Bien que certains fournisseurs de services cloud auraient connu des perturbations dues aux événements thermiques des dernières semaines, la plupart des centres de données ont probablement survécu à la canicule sans incident majeur. « La redondance de l’alimentation et du refroidissement, associée à un bon entretien de l’équipement, devrait presque éliminer les risques de panne, même si certains composants tombent en panne », estime Daniel Bizo.
Différentes pistes à explorer
De nombreux opérateurs disposent d’un coussin supplémentaire. En effet, les centres de données ne fonctionnent généralement pas à pleine capacité. L’exploitation d’une capacité de refroidissement supplémentaire, qui est normalement en réserve, peut aider à maintenir des températures de salle de données acceptables pendant le pic d’une vague de chaleur. En revanche, les fournisseurs de cloud ont tendance à renforcer leur infrastructure informatique, laissant moins de marge d’erreur.
Alors que les effets du changement climatique deviennent plus prononcés, rendant les événements météorologiques extrêmes plus probables, les opérateurs peuvent avoir besoin de revoir la résilience climatique des sites. « Nous recommandons de réévaluer régulièrement les conditions climatiques de chaque site, conseille Daniel Bizo. Les conditions de conception sur lesquelles le centre de données a été construit peuvent être obsolètes… parfois même depuis plus d’une décennie ! Cela peut impacter négativement la capacité d’un centre de données à prendre en charge la charge de conception d’origine, même s’il n’y a pas de panne.
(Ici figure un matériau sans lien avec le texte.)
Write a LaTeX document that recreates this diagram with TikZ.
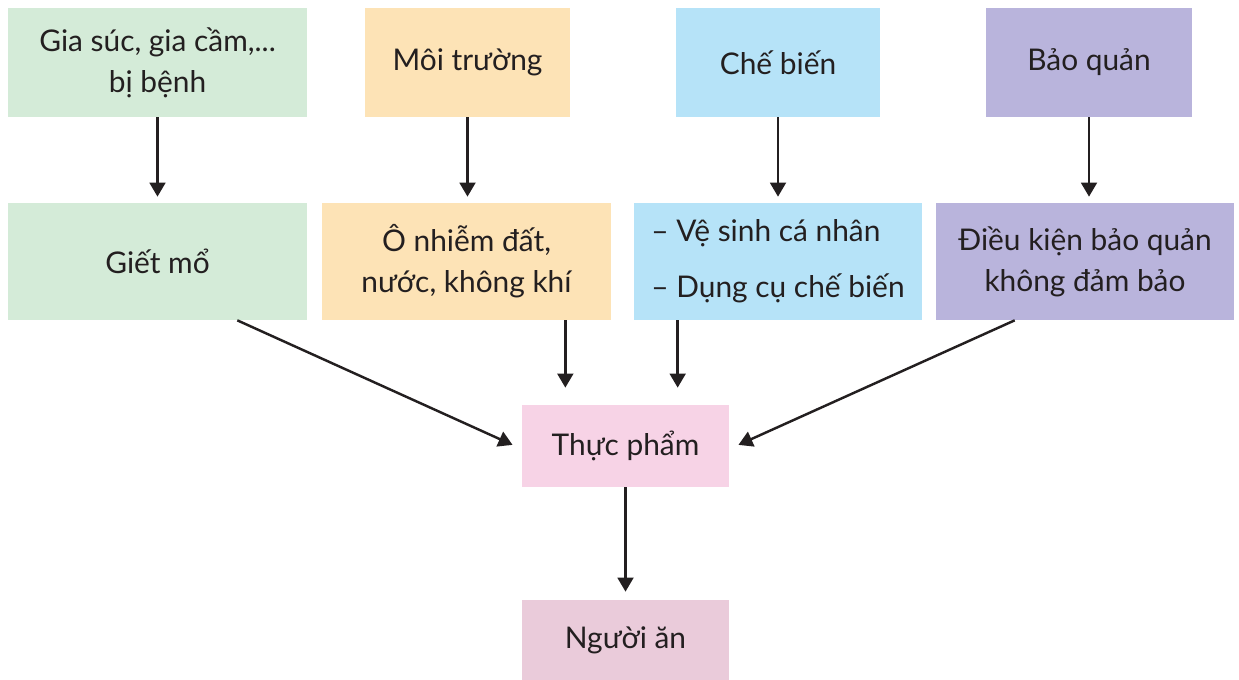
\documentclass[tikz,border=0pt]{standalone}
\usepackage{fontspec}
\setmainfont{Lato}
\usetikzlibrary{arrows.meta}
\definecolor{boxgreen}{HTML}{D4EBD8}
\definecolor{boxorange}{HTML}{FDE3B6}
\definecolor{boxblue}{HTML}{B6E3F8}
\definecolor{boxpurple}{HTML}{B9B4DC}
\definecolor{boxpink}{HTML}{F7D3E6}
\definecolor{boxrose}{HTML}{EACBDA}
\definecolor{ink}{HTML}{231F20}
\tikzset{
  box/.style={fill=#1, inner sep=0pt, align=center, text=ink,
    font=\fontsize{17}{23.5}\selectfont},
  arr/.style={draw=ink, line width=1.4pt, -{Triangle[width=9pt,length=8pt]}}
}

\begin{document}
\begin{tikzpicture}[x=0.02cm, y=-0.02cm]
\useasboundingbox (0,0) rectangle (1239,679);
% top row
\node[box=boxgreen, minimum width=5.98cm, minimum height=2.18cm] (cattle) at (157.5,62.5) {Gia súc, gia cầm,...\\bị bệnh};
\node[box=boxorange, minimum width=4.1cm, minimum height=2.18cm] (envir) at (467.5,62.5) {Môi trường};
\node[box=boxblue, minimum width=4.08cm, minimum height=2.18cm] (cook) at (778,62.5) {Chế biến};
\node[box=boxpurple, minimum width=4.12cm, minimum height=2.18cm] (store) at (1089,62.5) {Bảo quản};
% second row
\node[box=boxgreen, minimum width=5.98cm, minimum height=2.34cm] (slaugh) at (157.5,261.5) {Giết mổ};
\node[box=boxorange, minimum width=5.78cm, minimum height=2.34cm] (pollut) at (466.5,261.5) {Ô nhiễm đất,\\nước, không khí};
\node[box=boxblue, minimum width=5.76cm, minimum height=2.34cm, align=left,
  font=\fontsize{17}{32}\selectfont] (hyg) at (778,261.5) {– Vệ sinh cá nhân\\– Dụng cụ chế biến};
\node[box=boxpurple, minimum width=5.96cm, minimum height=2.34cm] (cond) at (1085,261.5) {Điều kiện bảo quản\\không đảm bảo};
% food and eater
\node[box=boxpink, minimum width=4.14cm, minimum height=1.64cm] (food) at (625.5,446) {Thực phẩm};
\node[box=boxrose, minimum width=4.14cm, minimum height=1.6cm] (eater) at (625.5,640) {Người ăn};

\foreach \a/\b in {cattle/slaugh, envir/pollut, cook/hyg, store/cond}
  \draw[arr, shorten >=0.12cm] (\a.south) -- (\a.south |- \b.north);

\coordinate (pout) at ([xshift=-0.92cm]pollut.south east);
\coordinate (hout) at ([xshift=0.88cm]hyg.south west);
\draw[arr, shorten >=0.34cm] (pout) -- (pout |- food.north);
\draw[arr, shorten >=0.34cm] (hout) -- (hout |- food.north);
\draw[arr, shorten >=0.2cm] ([xshift=-1.4cm]slaugh.south east) -- ([yshift=-0.06cm]food.west);
\draw[arr, shorten >=0.2cm] ([xshift=1.58cm]cond.south west) -- ([yshift=-0.06cm]food.east);
\draw[arr, shorten >=0.16cm] (food.south) -- (eater.north);
\end{tikzpicture}
\end{document}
Une perte de capacité peut signifier la perte d’une partie de la redondance en cas de panne d’un équipement. Si cela coïncide avec une utilisation élevée de l’infrastructure, un centre de données peut ne pas disposer de réserves suffisantes pour maintenir la charge… »
Augmenter les températures cibles
Les exploitants ont le choix entre plusieurs réponses potentielles, en fonction de l’analyse de rentabilisation et de la réalité technique de l’installation. L’une consiste à déclasser la capacité maximale de l’installation dans l’optique que son dimensionnement d’origine ne sera pas nécessaire. Les opérateurs peuvent également décider d’augmenter la température cible de l’air soufflé ou de la laisser augmenter temporairement partout où il y a de la marge -par exemple, de 21 °C à 24 °C, afin de réduire la charge sur les systèmes de refroidissement et de maintenir le plein capacité.
Pour l’Uptime Institute, cela pourrait également impliquer d’élever les températures de l’eau glacée si la capacité de pompage est suffisante. Une autre option consiste à exploiter une partie de la redondance pour mettre en ligne davantage de capacité de refroidissement, y compris l’option de fonctionner à la capacité N (pas de redondance) sur une base temporaire.
De nouveaux ajustements à prévoir
« Une leçon tirée des récentes vagues de chaleur en Europe est que les températures extrêmes ne coïncidaient pas avec des niveaux d’humidité élevés », poursuit Daniel Bizo. Cela signifie que les systèmes de refroidissement par évaporation sont restés très efficaces tout au long et dans les conditions de conception pour le bulbe humide (la température la plus basse de l’air ambiant lorsqu’il est complètement saturé d’humidité). L’ajout de systèmes de gicleurs aux unités DX et refroidisseurs, ou d’économiseurs à évaporation à la boucle de rejet de chaleur sera attrayant pour beaucoup.
À plus long terme, la menace du changement climatique entraînera probablement de nouveaux ajustements dans les centres de données, pronostique l’expert de l’Uptime Institute. La difficulté, voire l’impossibilité, de modéliser les futurs événements météorologiques extrêmes signifie que le durcissement des infrastructures contre eux peut obliger les opérateurs à reconsidérer les décisions d’implantation. Ou à adopter des changements majeurs dans leurs stratégies de refroidissement. Il s’agit d’en tenir compte.